Based on this year's Wimbledon results, you might have thought a wormhole opened up and we traveled back to the mid-2000's. Serena Williams and Roger Federer made Wimbledon theirs once again as both took home the singles titles in displays that only reminded us of their shared greatness.
On Saturday, Williams faced Agnieszka Radwanska and looked like she was going to cruise early on. After taking the first set 6-1, I doubted that Radwanska had much of a chance to come back. But Radwanska battled to take the second set 7-5 and had even more opportunities in the final set. But Williams' intensity and power never wavered. She responded with serves that reached upwards of 115 mph and simply overpowered Radwanska. Her 17 aces on the day were too much to overcome, and Williams took the final set and the championship with a 6-2 win.
This makes five Wimbledon singles titles for Serena (her sister Venus also has 5) and 14 singles titles overall. If she plays like she did over the tournament, there are certainly more grand slam titles in her future, even at 30.
The men's final between Roger Federer and Andy Murray had all the story lines and narratives that you could want. Federer was looking to get back to number one in the world with a victory. In doing so, he would become the second-oldest male player ever to gain the number one rank. Andy Murray was looking for his first grand slam title and had even more on the line. A British man had not won Wimbledon since 1938, and he was playing with the weight of a nation on his shoulders.

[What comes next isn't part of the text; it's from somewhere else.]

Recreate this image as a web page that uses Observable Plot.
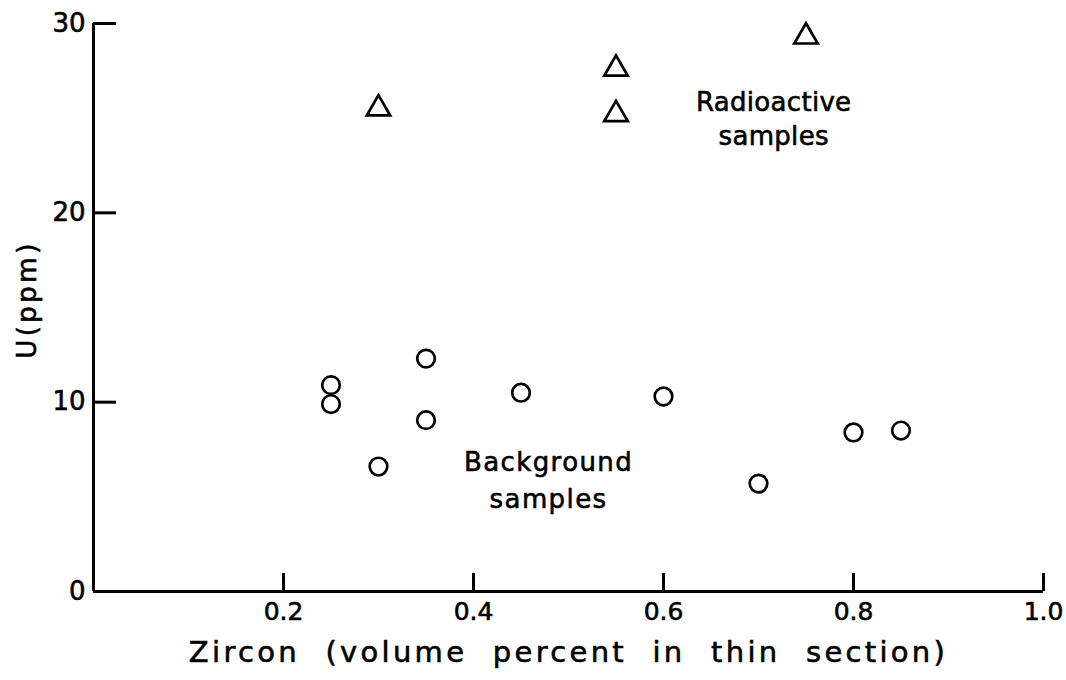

Things started off in Murray's favor when he took the first set 6-4 over Federer. Then Federer really turned it on. While Murray had numerous chances to gain an edge, Federer slammed the door with an impeccable forehand, a perfect drop shot, an ace. While there was a slight change in momentum after the roof closed (Federer's serve speed increased and Murray had some trouble on the court keeping his footing), the biggest game of the match came in the third set. Murray was serving down 2-3, and ten deuces were reached. Federer looked cool and confidant while Murray showed the body language of a player that was already broken. Federer ended up getting his break, and went on to finish Murray by taking three straight sets. The commentators, Chris Fowler, John McEnroe, and Pat McEnroe, all noted that this game took a big toll on Murray. More than just his serve was broken.
Murray valiantly battled on, but I'm not sure many players were going to beat vintage Federer yesterday, especially when Murray failed to capitalize on high-pressure shots. Murray's first serves were terrible throughout the final two sets, and Federer took control of those chances and dictated the rhythm of the match. Federer served out the match to win 4-6, 7-5, 6-3, 6-4 and earn his first grand slam title in nearly-two-and-a-half years.
Both players were extremely gracious during the postgame ceremonies. Murray fought to keep his composure as he addressed his native crowd, and he delivered a humbling speech. Federer was quick and honest with his answers after winning his record 17th grand slam title and his seventh Wimbledon. There wasn't much to say after a performance like that, and his play spoke volumes itself.